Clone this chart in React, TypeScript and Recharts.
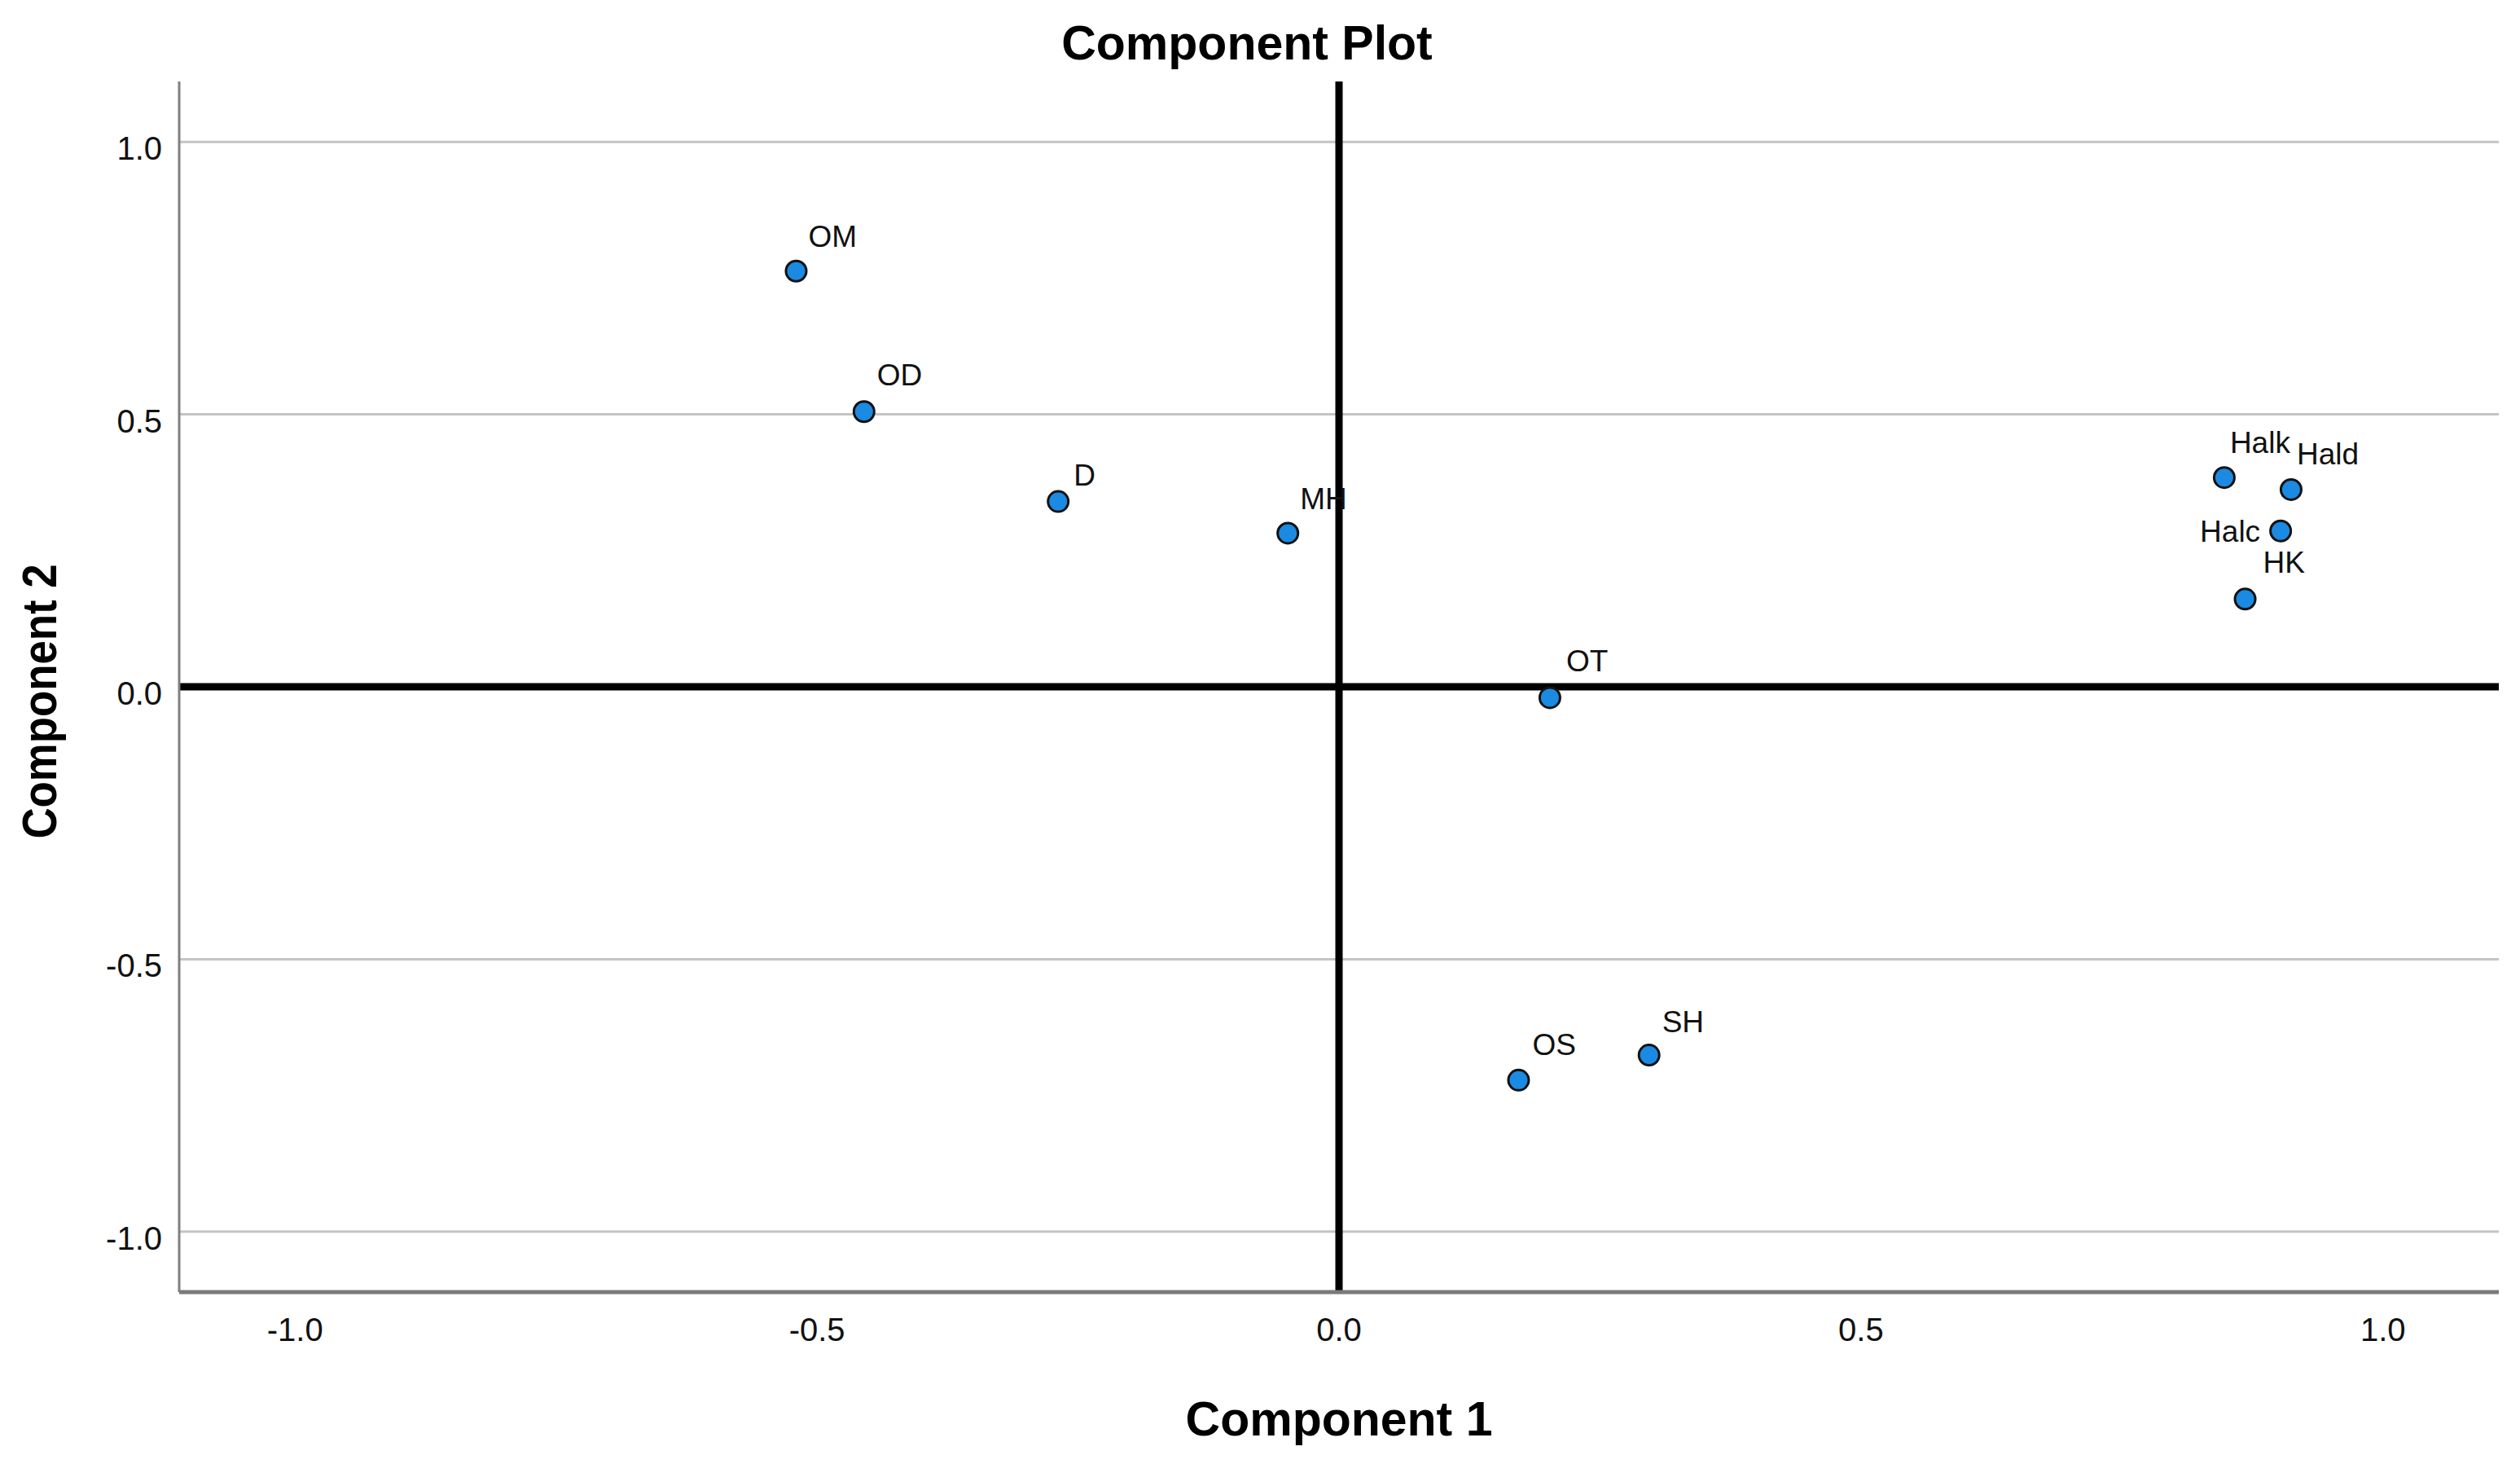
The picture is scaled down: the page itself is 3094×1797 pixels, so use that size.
import { ScatterChart, Scatter, XAxis, YAxis, ReferenceLine, Label } from "recharts"

// component loadings
const names = ["OM", "OD", "D", "MH", "OT", "OS", "SH", "Halk", "Hald", "Halc", "HK"]
const component1 = [-0.52, -0.455, -0.269, -0.049, 0.202, 0.172, 0.297, 0.848, 0.912, 0.902, 0.868]
const component2 = [0.763, 0.505, 0.34, 0.282, -0.02, -0.722, -0.676, 0.384, 0.362, 0.286, 0.161]
const axisTicks = [-1, -0.5, 0, 0.5, 1]
const gridValues = [-1, -0.5, 0.5, 1]

const points = names.map((name, i) => ({ name, c1: component1[i], c2: component2[i] }))

// where each point's label sits relative to the marker (dx, dy to cap centre, anchor)
const labelPlacement: Record<string, [number, number, "start" | "end"]> = {
  OM: [15, -43, "start"],
  OD: [16, -45, "start"],
  D: [19, -33, "start"],
  MH: [15, -42, "start"],
  OT: [20, -45, "start"],
  OS: [17, -44, "start"],
  SH: [16, -41, "start"],
  Halk: [7, -43, "start"],
  Hald: [7, -44, "start"],
  Halc: [-25, 0, "end"],
  HK: [22, -45, "start"],
}

const FONT = "'Liberation Sans', Arial, sans-serif"
const DOMAIN: [number, number] = [-1.111, 1.111]

const PointShape = (props: any) => {
  const { cx, cy, payload } = props
  const [dx, dy, anchor] = labelPlacement[payload.name] || [15, -43, "start"]
  return (
    <g>
      <circle cx={cx} cy={cy} r={12.5} fill="#1a8ae2" stroke="#111" strokeWidth={3} />
      <text x={cx + dx} y={cy + dy + 13} textAnchor={anchor} fontFamily={FONT} fontSize={37} fill="#111">
        {payload.name}
      </text>
    </g>
  )
}

const XTick = ({ x, y, payload }: any) => (
  <text x={x} y={y + 60} textAnchor="middle" fontFamily={FONT} fontSize={40} fill="#111">
    {payload.value.toFixed(1)}
  </text>
)

const YTick = ({ x, y, payload }: any) => (
  <text x={x - 21} y={y + 22} textAnchor="end" fontFamily={FONT} fontSize={40} fill="#111">
    {payload.value.toFixed(1)}
  </text>
)

const YTitle = ({ viewBox }: any) => {
  const bx = viewBox.x + 69
  const cy = viewBox.y + viewBox.height / 2 + 18
  return (
    <text
      x={bx}
      y={cy}
      transform={`rotate(-90 ${bx} ${cy})`}
      textAnchor="middle"
      fontFamily={FONT}
      fontWeight="bold"
      fontSize={60}
      textLength={337}
      lengthAdjust="spacingAndGlyphs"
      fill="#000"
    >
      Component 2
    </text>
  )
}

const XTitle = ({ viewBox }: any) => (
  <text
    x={viewBox.x + viewBox.width / 2}
    y={viewBox.y + 176}
    textAnchor="middle"
    fontFamily={FONT}
    fontWeight="bold"
    fontSize={59}
    fill="#000"
  >
    Component 1
  </text>
)

export default function App() {
  return (
    <div style={{ position: "absolute", left: 0, top: 0, width: 3094, height: 1797, background: "#fff" }}>
      <div
        style={{
          position: "absolute",
          left: 0,
          top: 24,
          width: 3062,
          textAlign: "center",
          fontFamily: FONT,
          fontWeight: "bold",
          fontSize: 59,
          lineHeight: "59px",
          color: "#000",
        }}
      >
        Component Plot
      </div>
      <ScatterChart width={3094} height={1797} margin={{ top: 100, right: 26, left: 0, bottom: 0 }}>
        <XAxis
          type="number"
          dataKey="c1"
          domain={DOMAIN}
          ticks={axisTicks}
          allowDataOverflow
          height={211}
          tickSize={0}
          tickMargin={0}
          tick={<XTick />}
          axisLine={{ stroke: "#7a7a7a", strokeWidth: 5 }}
          tickLine={false}
        >
          <Label content={<XTitle />} />
        </XAxis>
        <YAxis
          type="number"
          dataKey="c2"
          domain={DOMAIN}
          ticks={axisTicks}
          allowDataOverflow
          width={220}
          tickSize={0}
          tickMargin={0}
          tick={<YTick />}
          axisLine={{ stroke: "#808080", strokeWidth: 3 }}
          tickLine={false}
        >
          <Label content={<YTitle />} />
        </YAxis>
        {gridValues.map((v) => (
          <ReferenceLine key={v} y={v} stroke="#c4c4c4" strokeWidth={3} />
        ))}
        <ReferenceLine y={0} stroke="#000" strokeWidth={9} />
        <ReferenceLine x={0} stroke="#000" strokeWidth={9} />
        <Scatter data={points} shape={<PointShape />} isAnimationActive={false} />
      </ScatterChart>
    </div>
  )
}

_PROBLEM DESCRIPTION_. Every line from the top of the material above through the line with "YAxis, ReferenceLine, Label" should be duplicated exactly, please; leave out the pictures.

_SOLUTION BELOW_.
Clone this chart in React, TypeScript and Recharts.
The picture is scaled down: the page itself is 3094×1797 pixels, so use that size.
import { ScatterChart, Scatter, XAxis, YAxis, ReferenceLine, Label } from "recharts"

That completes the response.